Tuesday, February 28, 2012

Bloggers/journalists friction redux

(Image by Stock.xchng vi)

It still amazes me how both pride and fear can contaminate what might otherwise prove to be a rational debate. On Feb. 22, I came across a LinkedIn discussion thread for the group Online reporters and editors, in which a blogger was trying to drum up support for a petition to have bloggers declared journalists en masse.

The idea is ridiculous on its face. However, so were some of the responses of professional journalists. Some reared up and sniffed their noses at the prospect, noting they had invested time and money in a college education even before they entered the field. Bloggers, some of that thinking goes, are not journalists and have sullied the reputation of those who truly ply the trade by pushing their agendas and opinions on a public that no longer distinguishes between journalists and bloggers and propaganda machines like Fox News.

I thought I would share my contribution to that thread:

I think there is a lot of angst out there among professional journalists about bloggers because generally, there is no distinction between bloggers and journalists.

From the journalist’s perspective, there is nothing to distinguish the work of a professional trained to adhere to standards such as those espoused by the (Society of Professional Journalsts) and bloggers, some of whom write to present their viewpoint as fact, and some of whom write as true journalists.

There also is a great deal of resentment among many professional journalists who perceive bloggers, a.k.a. citizen journalists, as a threat. Why? Because many publishers greedily have eyed citizen journalists as an opportunity for free content on their websites. Free content means lesser need for professionally written/composed content. That equates to fewer jobs.

That, in turn, becomes a breeding ground for other resentments and sweeping generalizations about bloggers that, like all sweeping generalizations, are sometimes true and sometimes false.

Like many journalists, I invested a lot in a college education that led me into a relatively low-paying profession, although I knew that going into it. Still, I can understand how it might chafe for some seeing a blogger or other citizen journalist making a name for themselves without the educational or professional credentials other journalists have had to earn.

Accentuating the resentment even more, however, is that so many of us have been laid off since 2007, although layoffs in the profession have been ongoing for far longer. When you've dedicated your life and your passion to a profession and suddenly cannot get back into it, you certainly would feel some resentment toward these “upstarts” in the blogosphere.

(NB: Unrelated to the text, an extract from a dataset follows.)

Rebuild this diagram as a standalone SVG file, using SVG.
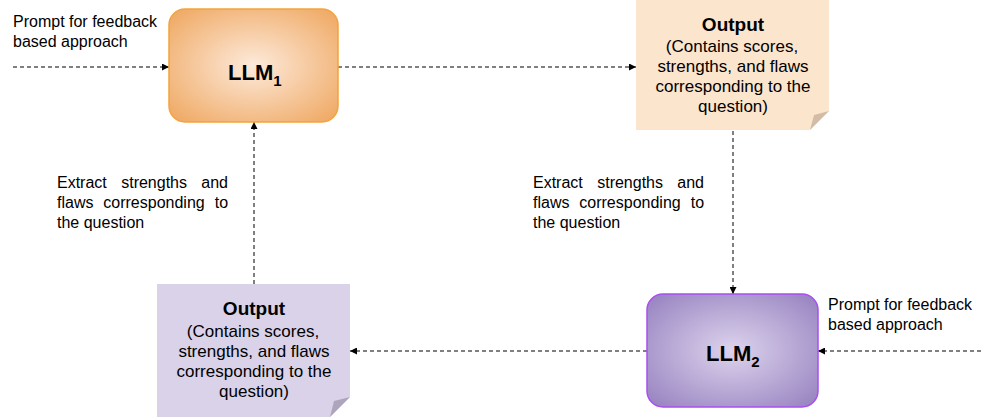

Of course what many of these journalists forget is that as a profession, our roots are in citizen journalism, and those roots bear very little resemblance to the journalism done today, mostly under high professional standards. In its infancy, however, men like Benjamin Franklin wrote their news sheets with no such professional or ethical standards such as those espoused by the SPJ, which I endorse wholeheartedly. These early citizen journalists were men and women writing with raw passion about the perceived tyranny over America, among other issues.

That all said, I'd be reluctant to sign on to a petition that gives bloggers carte blanche treatment as journalists. I certainly do believe some (perhaps many -- I have absolutely no idea really) bloggers operate as journalists do, with integrity and faithfulness to truth, accuracy, fairness, transparency and accountability.

But certainly not all bloggers do so.

There also is a constitutional issue here that is of larger concern in this matter as well. Defining by statute exactly what constitutes a journalist is a very slippery slope in terms of press freedom because it ends up ultimately putting the government in charge of regulating the watchdog. That is patently unacceptable to any advocate for the Fourth Estate who understands how fragile is the line that protects press freedoms.

I believe there does exist within the framework of the law some protections for bloggers and other citizen journalists, but they vary from state to state, just as shield and sunshine laws vary from state to state. That said, it behooves EVERY blogger out there to learn and write within that framework. It is fairly obvious the courts will make a distinction between a professionally employed journalist and a blogger, and the press does enjoy some significant advantages in a courtroom setting, for example, when it comes to rules about libel and slander and defamation.

But even trained journalists often are not aware of the laws in their own states. I was shocked to learn, when I worked in Wyoming, that a journalist’s notebooks and sources are not protected under the law — I was subpoenaed by an insurance company after writing a story about someone who claimed the company was treating them unfairly. I called the insurance company for a response and was threatened with a subpoena. It arrived the next day. My publisher did his best to quash the subpoena, but ultimately there was nothing I could do legally but submit. I was grateful my notes had no sources needing protection.

So if you are a blogger who writes with the intent of being a journalist, know your limits and work within them. But please do keep writing. I strongly believe citizen journalism can add something to the profession that grew out of it.

By the way, I'm a 27-year newspaper veteran who started blogging about my experiences in December 2010, two weeks after I was laid off. … I intend to return to my calling as a journalist, but as many of you know already, that intention faces a steep, uphill walk with no guarantee of success.